Wow.  Could there be more issues here?  Photographer – client relations, photographer responsibility to one’s self, photographer responsibility to the subject, photographer responsibility to your past clients (who are represented on your web site), putting your own future jobs at risk and creating an environment where other photographers will have to jump through more hoops to placate subjects or their handlers.

Upon hearing of this story I thought of the Arnold Newman portrait of Alfred Krupp.  Krupp led the Krupp Group, an industrial manufacturer during World War II who was part of the Nazi war machine which resulted in war crimes being brought against Krupp and his board.

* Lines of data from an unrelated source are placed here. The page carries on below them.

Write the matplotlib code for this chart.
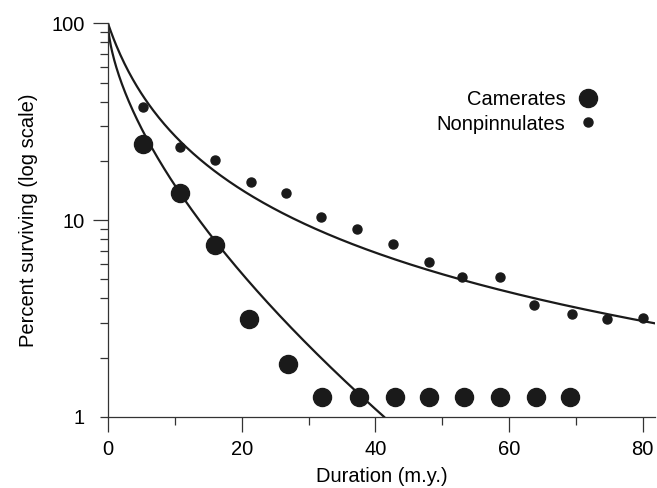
import matplotlib
matplotlib.use("Agg")
import matplotlib.pyplot as plt
import numpy as np
from matplotlib.ticker import MultipleLocator, FixedLocator, NullFormatter

plt.rcParams['font.family'] = ['Liberation Sans', 'DejaVu Sans']

# Camerates (large dots)
cam_x = [5.3, 10.8, 16.0, 21.1, 26.9, 32.0, 37.6, 42.9, 48.0, 53.3, 58.7, 64.0, 69.1]
cam_y = [24.5, 13.7, 7.45, 3.15, 1.86, 1.26, 1.26, 1.26, 1.26, 1.26, 1.26, 1.26, 1.26]

# Nonpinnulates (small dots)
non_x = [5.3, 10.8, 16.0, 21.4, 26.7, 31.9, 37.3, 42.7, 48.0, 53.0, 58.7, 63.7, 69.4, 74.6, 80.0]
non_y = [37.8, 23.4, 20.1, 15.6, 13.8, 10.4, 9.06, 7.57, 6.14, 5.13, 5.13, 3.68, 3.32, 3.15, 3.16]

# fitted survivorship curves (parameters)
cam_scale, cam_shape = 3.6, 0.626       # weibull
non_a, non_c = 5.5, 1.27                # power law

ink = '#1a1a1a'

fig = plt.figure(figsize=(6.57, 4.88), dpi=100)
ax = fig.add_axes([0.1644, 0.146, 0.8326, 0.806])

t1 = np.linspace(0, 41.3, 400)
ax.plot(t1, 100 * np.exp(-(t1 / cam_scale) ** cam_shape), color=ink, lw=1.6, zorder=2)
t2 = np.linspace(0, 82, 400)
ax.plot(t2, 100 * (1 + t2 / non_a) ** (-non_c), color=ink, lw=1.6, zorder=2)

h1, = ax.plot(cam_x, cam_y, 'o', color=ink, ms=13, ls='none', zorder=3)
h2, = ax.plot(non_x, non_y, 'o', color=ink, ms=6.5, ls='none', zorder=3)

ax.set_yscale('log')
ax.set_xlim(0, 81.84)
ax.set_ylim(1, 100)

ax.xaxis.set_major_locator(MultipleLocator(20))
ax.xaxis.set_minor_locator(FixedLocator([10, 30, 50, 70]))
ax.yaxis.set_major_locator(FixedLocator([1, 10, 100]))
ax.set_yticklabels(['1', '10', '100'])
ax.yaxis.set_minor_locator(FixedLocator([m * d for d in (1, 10) for m in range(2, 10)]))
ax.yaxis.set_minor_formatter(NullFormatter())

for s in ('top', 'right'):
    ax.spines[s].set_visible(False)
for s in ('left', 'bottom'):
    ax.spines[s].set_color('#333333')
    ax.spines[s].set_linewidth(0.9)

ax.tick_params(which='major', length=10.5, width=0.9, color='#333333', labelsize=14.5, pad=6)
ax.tick_params(which='minor', length=5.5, width=0.9, color='#333333')
# the y=1 tick is short in the original
ax.yaxis.get_major_ticks()[0].tick1line.set_markersize(5.5)

ax.set_xlabel('Duration (m.y.)', fontsize=14.5, labelpad=6)
ax.set_ylabel('Percent surviving (log scale)', fontsize=14.5, labelpad=10)

ax.legend([h1, h2], ['Camerates', 'Nonpinnulates'], markerfirst=False, frameon=False,
          fontsize=14.5, handlelength=1.0, handletextpad=0.6, labelspacing=0.25,
          loc='upper right', bbox_to_anchor=(0.91, 0.85), borderaxespad=0)

fig.savefig('out.png', dpi=100)
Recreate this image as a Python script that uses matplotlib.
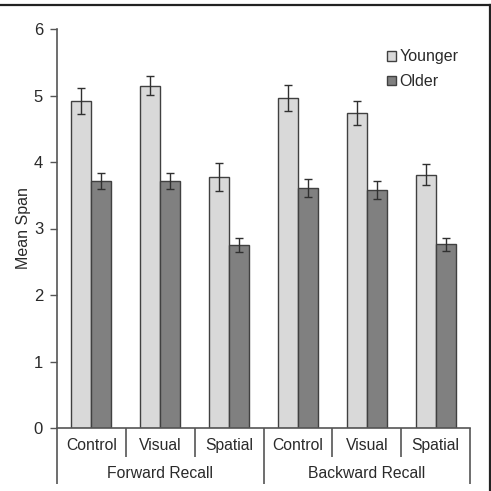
import numpy as np
import matplotlib
matplotlib.use('Agg')
from matplotlib import pyplot as plt
from matplotlib.lines import Line2D

plt.rcParams['font.family'] = ['Liberation Sans', 'DejaVu Sans']

conditions = ['Control', 'Visual', 'Spatial', 'Control', 'Visual', 'Spatial']
recall_groups = ['Forward Recall', 'Backward Recall']
younger = [4.92, 5.15, 3.77, 4.96, 4.73, 3.81]
younger_err = [0.20, 0.14, 0.21, 0.20, 0.18, 0.16]
older = [3.72, 3.71, 2.75, 3.61, 3.58, 2.76]
older_err = [0.12, 0.12, 0.11, 0.13, 0.13, 0.10]


def main():
    fig = plt.figure(figsize=(4.91, 4.91), dpi=100)
    W, H = 491, 491
    # axes: x from 57 to 470 px, y from 29 (6) to 428 (0) px
    ax = fig.add_axes([57 / W, 1 - 428 / H, (470 - 57) / W, (428 - 29) / H])

    x = np.arange(len(conditions))
    w = 0.29
    ax.bar(x - w / 2, younger, w, color='#d9d9d9', edgecolor='#404040',
           linewidth=1.0, label='Younger', zorder=2)
    ax.bar(x + w / 2, older, w, color='#808080', edgecolor='#404040',
           linewidth=1.0, label='Older', zorder=2)
    ax.errorbar(x - w / 2, younger, yerr=younger_err, fmt='none',
                ecolor='#303030', elinewidth=1.0, capsize=3, capthick=1.0, zorder=3)
    ax.errorbar(x + w / 2, older, yerr=older_err, fmt='none',
                ecolor='#303030', elinewidth=1.0, capsize=3, capthick=1.0, zorder=3)

    ax.set_xlim(-0.5, len(conditions) - 0.5)
    ax.set_ylim(0, 6)
    ax.set_yticks(range(0, 7))
    ax.tick_params(axis='y', length=5, width=1, color='#555555',
                   labelsize=12, labelcolor='#2a2a2a', pad=5)
    ax.set_xticks([])
    for s in ['top', 'right']:
        ax.spines[s].set_visible(False)
    for s in ['left', 'bottom']:
        ax.spines[s].set_color('#555555')
        ax.spines[s].set_linewidth(1.2)
    ax.set_ylabel('Mean Span', fontsize=11.5, color='#2a2a2a', labelpad=2)

    # two-level category axis
    sep_col = '#555555'
    for i in range(len(conditions) + 1):
        xs = i - 0.5
        depth = -0.84 if i % 3 == 0 else -0.43
        ax.plot([xs, xs], [0, depth], color=sep_col, lw=1.2,
                clip_on=False, solid_capstyle='butt')
    for i, c in enumerate(conditions):
        ax.text(i, -0.26, c, ha='center', va='center', fontsize=11.3,
                color='#2a2a2a', clip_on=False)
    for j, g in enumerate(recall_groups):
        ax.text(j * 3 + 1, -0.69, g, ha='center', va='center', fontsize=11.3,
                color='#2a2a2a', clip_on=False)

    handles = [
        plt.Rectangle((0, 0), 1, 1, facecolor='#d9d9d9', edgecolor='#404040', lw=1),
        plt.Rectangle((0, 0), 1, 1, facecolor='#808080', edgecolor='#404040', lw=1),
    ]
    ax.legend(handles, ['Younger', 'Older'], loc='upper left',
              bbox_to_anchor=((381 - 57) / (470 - 57), 1 - (43 - 29) / (428 - 29)),
              frameon=False, fontsize=11.5, handlelength=0.55, handleheight=0.55,
              handletextpad=0.2, labelspacing=0.6, borderaxespad=0,
              labelcolor='#2a2a2a')

    # image frame (top and right)
    fig.add_artist(Line2D([0, 489.5 / W], [1 - 5 / H, 1 - 5 / H],
                          color='#222222', lw=1.6, transform=fig.transFigure))
    fig.add_artist(Line2D([489.5 / W, 489.5 / W], [1 - 5 / H, 0],
                          color='#222222', lw=1.6, transform=fig.transFigure))

    fig.savefig('out.png', dpi=100)


if __name__ == "__main__":
    main()
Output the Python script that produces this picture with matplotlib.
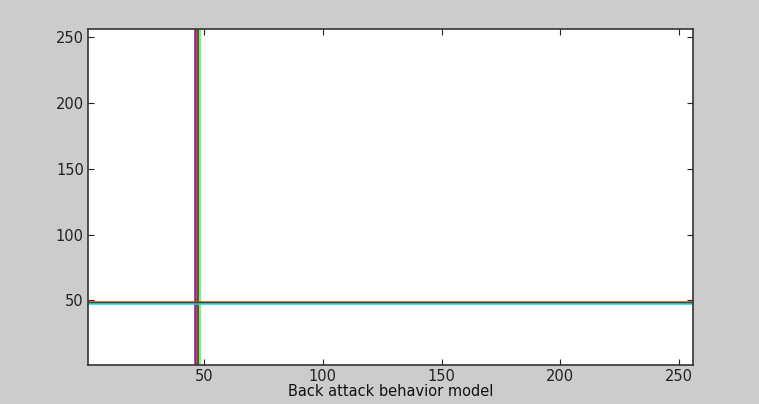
import numpy as np
import matplotlib.pyplot as plt

plt.rcParams['font.family'] = ['DejaVu Sans']

# vertical marker lines (x position, colour)
vline_x = [46.0, 46.7, 47.3, 48.0]
vline_colors = ['#3030ff', '#e00000', '#202020', '#40ff40']

# horizontal marker lines (y position, colour)
hline_y = [49.0, 48.2, 47.3]
hline_colors = ['#e04000', '#303030', '#00e0e0']

xticks = [50, 100, 150, 200, 250]
yticks = [50, 100, 150, 200, 250]
xlabel = 'Back attack behavior model'

fig = plt.figure(figsize=(7.59, 4.04), dpi=100, facecolor='#cccccc')
ax = fig.add_axes([88 / 759, 39 / 404, 605 / 759, 336 / 404])
ax.set_facecolor('white')

for x, c in zip(vline_x, vline_colors):
    ax.axvline(x, color=c, linewidth=1.1)
for y, c in zip(hline_y, hline_colors):
    ax.axhline(y, color=c, linewidth=1.1)

ax.set_xlim(1, 256)
ax.set_ylim(1, 256)
ax.set_xticks(xticks)
ax.set_yticks(yticks)
ax.tick_params(direction='in', length=4, width=0.8, top=True, right=True,
               labelsize=10.5, colors='#222222', pad=3)
for s in ax.spines.values():
    s.set_color('#333333')
    s.set_linewidth(1.2)
ax.set_xlabel(xlabel, fontsize=10.5, labelpad=0, color='#111111')

fig.savefig('out.png', dpi=100, facecolor=fig.get_facecolor())
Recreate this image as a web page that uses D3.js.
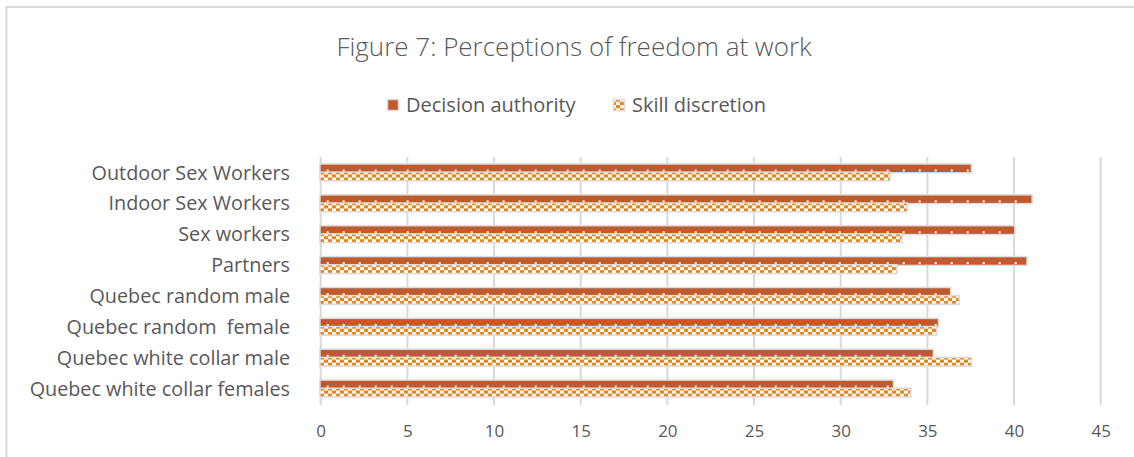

Alfred Krupp, © Arnold Newman/Getty Images
Alfred Krupp, © Arnold Newman/Getty Images

This, like the Greenberg portraits of McCain, is a case of a photographer working to express his or her viewpoint but that’s were the similarity ends. Newman was working for Newsweek and he initially said, “No” to Newsweek. He thought of Krupp as the devil and he thought he could never portray him as anything else.  Newsweek told Newman, fine we see it that way, too, go with it.

With Greenberg, the magazine opted not to go with her darker take but then she decided to use the images for her own personal political attack.  Jill could have opted to only submit her darker take to the magazine – letting the magazine decide whether to run it or re-shoot it with another photographer as needed.  This probably would have been the ballsier move especially if she had a discussion with the magazine first about her viewpoint, much as Arnold Newman did with Newsweek. She also could have just let it be and let viewers read into her portrait of McCain on their own.

Another recent photographer brouhaha was the Miley Cyrus/Annie Leibovitz flap.  It was not a case of an unknown lighting change, hidden agenda or a photographer manipulating images after the fact for personal gain. Stephen Colbert had the best take on the seriousness of the issue.  The McCain/Greenberg flap is different and is unfortunate for all photographers.

I never ever thought I’d be coming to John McCain’s aid but as Barack Obama says, “This is the silly season in politics,” and maybe in photography as well.

Update: I’m catching up on the buzz around this.  Mark Tucker has Fourteen Questions the incident raises plus lots of links to comments around the web.